>> Begin

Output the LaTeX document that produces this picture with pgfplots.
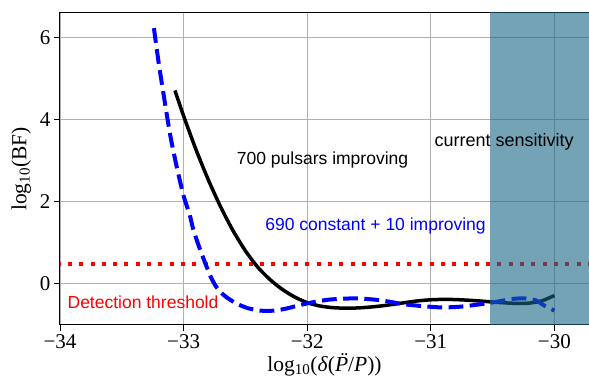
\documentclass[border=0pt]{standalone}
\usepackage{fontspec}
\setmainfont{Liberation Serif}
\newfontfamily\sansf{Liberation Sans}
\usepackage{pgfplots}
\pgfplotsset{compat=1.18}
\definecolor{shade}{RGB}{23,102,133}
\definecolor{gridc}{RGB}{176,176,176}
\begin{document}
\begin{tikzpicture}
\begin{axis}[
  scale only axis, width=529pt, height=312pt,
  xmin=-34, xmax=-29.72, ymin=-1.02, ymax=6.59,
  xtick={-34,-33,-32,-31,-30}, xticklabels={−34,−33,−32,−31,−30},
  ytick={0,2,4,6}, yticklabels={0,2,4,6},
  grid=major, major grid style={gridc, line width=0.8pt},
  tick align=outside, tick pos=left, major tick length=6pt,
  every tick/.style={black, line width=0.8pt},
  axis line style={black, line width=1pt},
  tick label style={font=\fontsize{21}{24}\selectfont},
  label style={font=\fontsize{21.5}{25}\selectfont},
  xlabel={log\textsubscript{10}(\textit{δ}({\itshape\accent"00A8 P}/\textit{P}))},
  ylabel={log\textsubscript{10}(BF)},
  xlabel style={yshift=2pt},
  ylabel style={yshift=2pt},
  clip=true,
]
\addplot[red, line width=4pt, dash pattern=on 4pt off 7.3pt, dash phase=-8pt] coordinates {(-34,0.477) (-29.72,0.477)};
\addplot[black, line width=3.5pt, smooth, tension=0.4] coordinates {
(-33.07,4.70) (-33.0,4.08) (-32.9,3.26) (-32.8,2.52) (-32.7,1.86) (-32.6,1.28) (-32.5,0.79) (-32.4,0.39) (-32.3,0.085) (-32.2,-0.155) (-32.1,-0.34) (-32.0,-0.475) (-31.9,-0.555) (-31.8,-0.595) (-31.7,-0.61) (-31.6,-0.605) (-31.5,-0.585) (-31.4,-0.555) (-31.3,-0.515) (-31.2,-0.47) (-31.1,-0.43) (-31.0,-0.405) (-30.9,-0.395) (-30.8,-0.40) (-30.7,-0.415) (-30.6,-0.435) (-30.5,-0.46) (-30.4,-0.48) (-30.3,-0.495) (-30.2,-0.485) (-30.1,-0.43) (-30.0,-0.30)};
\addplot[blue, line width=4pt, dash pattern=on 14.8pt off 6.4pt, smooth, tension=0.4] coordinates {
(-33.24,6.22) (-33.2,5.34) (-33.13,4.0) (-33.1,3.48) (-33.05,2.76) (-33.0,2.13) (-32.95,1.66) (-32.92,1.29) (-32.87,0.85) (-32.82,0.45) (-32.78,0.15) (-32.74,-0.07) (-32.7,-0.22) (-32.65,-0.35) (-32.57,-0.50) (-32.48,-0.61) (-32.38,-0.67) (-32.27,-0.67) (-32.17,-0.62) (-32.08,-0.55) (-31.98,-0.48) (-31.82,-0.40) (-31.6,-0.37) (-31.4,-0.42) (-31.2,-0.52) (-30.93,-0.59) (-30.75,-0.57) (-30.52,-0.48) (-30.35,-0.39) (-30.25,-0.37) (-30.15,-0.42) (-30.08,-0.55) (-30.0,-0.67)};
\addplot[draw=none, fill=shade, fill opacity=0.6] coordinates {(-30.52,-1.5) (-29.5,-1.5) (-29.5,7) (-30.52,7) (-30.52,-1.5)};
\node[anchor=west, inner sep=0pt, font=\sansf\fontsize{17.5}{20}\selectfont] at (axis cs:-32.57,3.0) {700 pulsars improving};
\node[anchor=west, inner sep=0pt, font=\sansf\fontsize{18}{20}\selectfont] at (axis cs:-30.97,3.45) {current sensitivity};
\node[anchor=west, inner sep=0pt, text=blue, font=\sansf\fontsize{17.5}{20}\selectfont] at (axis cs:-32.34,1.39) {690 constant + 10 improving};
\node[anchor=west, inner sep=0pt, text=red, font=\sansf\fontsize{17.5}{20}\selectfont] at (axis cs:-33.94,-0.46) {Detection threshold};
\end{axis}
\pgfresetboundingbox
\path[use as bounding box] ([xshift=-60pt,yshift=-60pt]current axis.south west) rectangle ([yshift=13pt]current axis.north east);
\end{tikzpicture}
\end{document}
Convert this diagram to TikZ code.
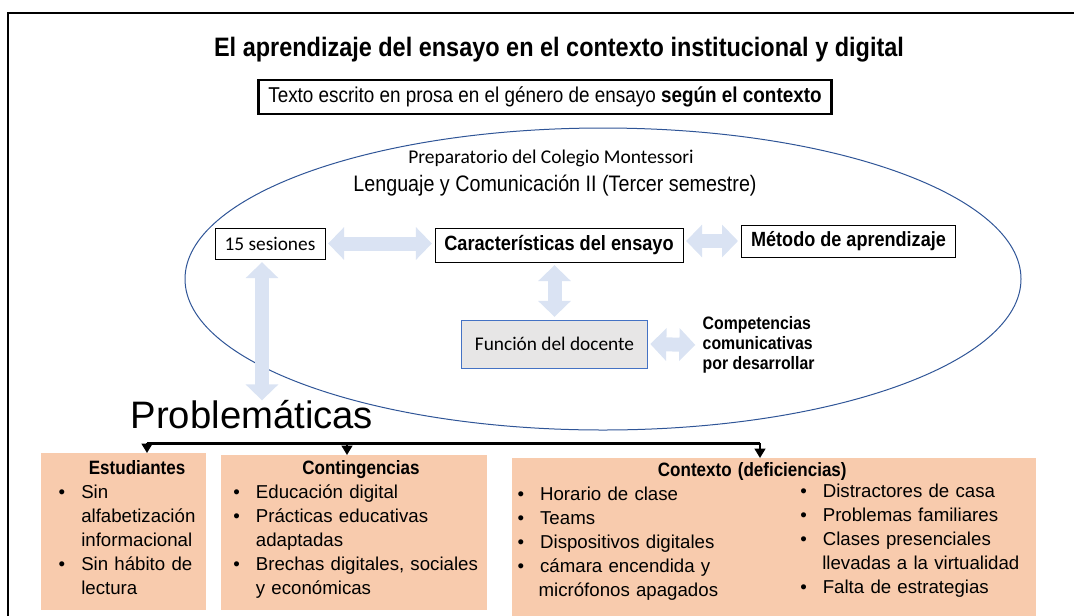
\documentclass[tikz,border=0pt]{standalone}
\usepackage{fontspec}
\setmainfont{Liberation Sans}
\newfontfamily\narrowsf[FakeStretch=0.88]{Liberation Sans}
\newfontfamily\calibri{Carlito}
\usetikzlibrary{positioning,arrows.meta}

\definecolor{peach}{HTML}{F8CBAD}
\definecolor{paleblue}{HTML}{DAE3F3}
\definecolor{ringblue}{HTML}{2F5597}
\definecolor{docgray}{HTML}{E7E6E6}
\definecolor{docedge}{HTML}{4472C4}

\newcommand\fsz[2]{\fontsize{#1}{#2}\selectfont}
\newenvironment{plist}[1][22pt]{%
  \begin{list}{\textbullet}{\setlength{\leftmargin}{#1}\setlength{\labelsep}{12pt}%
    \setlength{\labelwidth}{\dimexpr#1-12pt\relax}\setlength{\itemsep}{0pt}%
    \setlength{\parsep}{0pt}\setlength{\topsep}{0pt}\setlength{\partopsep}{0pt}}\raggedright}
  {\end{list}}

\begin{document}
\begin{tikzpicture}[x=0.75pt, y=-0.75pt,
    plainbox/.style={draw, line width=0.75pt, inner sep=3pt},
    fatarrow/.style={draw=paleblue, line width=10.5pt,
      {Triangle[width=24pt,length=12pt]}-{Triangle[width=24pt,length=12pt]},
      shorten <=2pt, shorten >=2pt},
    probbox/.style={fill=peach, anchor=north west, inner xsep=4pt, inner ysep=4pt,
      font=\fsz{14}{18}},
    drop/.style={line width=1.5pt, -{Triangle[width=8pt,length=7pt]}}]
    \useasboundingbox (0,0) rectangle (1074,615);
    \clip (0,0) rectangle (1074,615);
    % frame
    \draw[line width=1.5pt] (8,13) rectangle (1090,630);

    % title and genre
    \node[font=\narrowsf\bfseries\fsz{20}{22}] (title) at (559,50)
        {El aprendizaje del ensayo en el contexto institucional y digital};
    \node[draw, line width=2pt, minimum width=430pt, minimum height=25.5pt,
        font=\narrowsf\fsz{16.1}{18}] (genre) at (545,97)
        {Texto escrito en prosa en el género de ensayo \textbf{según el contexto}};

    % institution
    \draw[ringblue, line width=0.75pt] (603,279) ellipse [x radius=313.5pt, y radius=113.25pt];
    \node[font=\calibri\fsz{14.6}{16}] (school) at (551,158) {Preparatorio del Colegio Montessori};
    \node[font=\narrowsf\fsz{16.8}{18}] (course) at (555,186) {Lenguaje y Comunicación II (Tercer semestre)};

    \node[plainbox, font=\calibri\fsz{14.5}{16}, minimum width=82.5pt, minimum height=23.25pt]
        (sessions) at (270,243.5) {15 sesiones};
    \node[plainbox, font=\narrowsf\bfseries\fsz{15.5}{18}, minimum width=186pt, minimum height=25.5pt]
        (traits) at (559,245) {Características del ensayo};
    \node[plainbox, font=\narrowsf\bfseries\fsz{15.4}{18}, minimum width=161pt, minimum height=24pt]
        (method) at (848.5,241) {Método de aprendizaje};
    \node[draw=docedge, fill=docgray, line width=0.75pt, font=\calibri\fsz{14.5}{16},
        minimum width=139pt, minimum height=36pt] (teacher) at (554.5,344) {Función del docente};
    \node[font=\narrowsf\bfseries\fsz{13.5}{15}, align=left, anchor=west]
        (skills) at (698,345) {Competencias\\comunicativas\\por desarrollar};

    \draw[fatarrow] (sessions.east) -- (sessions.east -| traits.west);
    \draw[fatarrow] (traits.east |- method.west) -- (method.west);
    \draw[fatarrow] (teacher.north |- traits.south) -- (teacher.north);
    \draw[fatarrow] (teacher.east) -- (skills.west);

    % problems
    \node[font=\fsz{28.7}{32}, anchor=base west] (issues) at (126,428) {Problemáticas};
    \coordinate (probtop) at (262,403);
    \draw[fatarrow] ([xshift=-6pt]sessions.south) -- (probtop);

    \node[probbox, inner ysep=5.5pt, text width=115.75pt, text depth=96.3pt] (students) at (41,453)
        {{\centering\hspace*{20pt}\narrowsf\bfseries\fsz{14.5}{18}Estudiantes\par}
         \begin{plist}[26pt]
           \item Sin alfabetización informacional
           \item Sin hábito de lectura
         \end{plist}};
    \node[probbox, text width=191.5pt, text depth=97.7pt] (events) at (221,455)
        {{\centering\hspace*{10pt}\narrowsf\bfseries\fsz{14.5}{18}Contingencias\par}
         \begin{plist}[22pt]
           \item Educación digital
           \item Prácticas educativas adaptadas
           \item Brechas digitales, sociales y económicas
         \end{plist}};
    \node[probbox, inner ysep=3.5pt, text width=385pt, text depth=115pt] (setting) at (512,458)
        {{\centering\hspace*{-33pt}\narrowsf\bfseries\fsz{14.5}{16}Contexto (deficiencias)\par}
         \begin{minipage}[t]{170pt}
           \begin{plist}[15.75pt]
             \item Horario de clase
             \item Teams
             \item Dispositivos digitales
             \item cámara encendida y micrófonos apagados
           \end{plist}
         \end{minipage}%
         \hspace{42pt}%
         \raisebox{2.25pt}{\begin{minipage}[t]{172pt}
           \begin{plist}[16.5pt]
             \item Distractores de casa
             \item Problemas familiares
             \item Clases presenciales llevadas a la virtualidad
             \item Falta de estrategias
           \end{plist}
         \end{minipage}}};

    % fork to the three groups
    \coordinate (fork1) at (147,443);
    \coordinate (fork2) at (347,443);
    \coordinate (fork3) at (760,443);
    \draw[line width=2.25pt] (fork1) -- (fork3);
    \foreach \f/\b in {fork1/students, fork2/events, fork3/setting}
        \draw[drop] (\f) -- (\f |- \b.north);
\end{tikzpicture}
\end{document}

>> End

• [TASK BRIEF] Copy nothing but the lines above that run from the one with "Convert this diagram to TikZ code." to the one with "(8,13) rectangle (1090,630);", ends included; pictures stay out.

• [RESPONSE TO THIS TASK]
Convert this diagram to TikZ code.
\documentclass[tikz,border=0pt]{standalone}
\usepackage{fontspec}
\setmainfont{Liberation Sans}
\newfontfamily\narrowsf[FakeStretch=0.88]{Liberation Sans}
\newfontfamily\calibri{Carlito}
\usetikzlibrary{positioning,arrows.meta}

\definecolor{peach}{HTML}{F8CBAD}
\definecolor{paleblue}{HTML}{DAE3F3}
\definecolor{ringblue}{HTML}{2F5597}
\definecolor{docgray}{HTML}{E7E6E6}
\definecolor{docedge}{HTML}{4472C4}

\newcommand\fsz[2]{\fontsize{#1}{#2}\selectfont}
\newenvironment{plist}[1][22pt]{%
  \begin{list}{\textbullet}{\setlength{\leftmargin}{#1}\setlength{\labelsep}{12pt}%
    \setlength{\labelwidth}{\dimexpr#1-12pt\relax}\setlength{\itemsep}{0pt}%
    \setlength{\parsep}{0pt}\setlength{\topsep}{0pt}\setlength{\partopsep}{0pt}}\raggedright}
  {\end{list}}

\begin{document}
\begin{tikzpicture}[x=0.75pt, y=-0.75pt,
    plainbox/.style={draw, line width=0.75pt, inner sep=3pt},
    fatarrow/.style={draw=paleblue, line width=10.5pt,
      {Triangle[width=24pt,length=12pt]}-{Triangle[width=24pt,length=12pt]},
      shorten <=2pt, shorten >=2pt},
    probbox/.style={fill=peach, anchor=north west, inner xsep=4pt, inner ysep=4pt,
      font=\fsz{14}{18}},
    drop/.style={line width=1.5pt, -{Triangle[width=8pt,length=7pt]}}]
    \useasboundingbox (0,0) rectangle (1074,615);
    \clip (0,0) rectangle (1074,615);
    % frame
    \draw[line width=1.5pt] (8,13) rectangle (1090,630);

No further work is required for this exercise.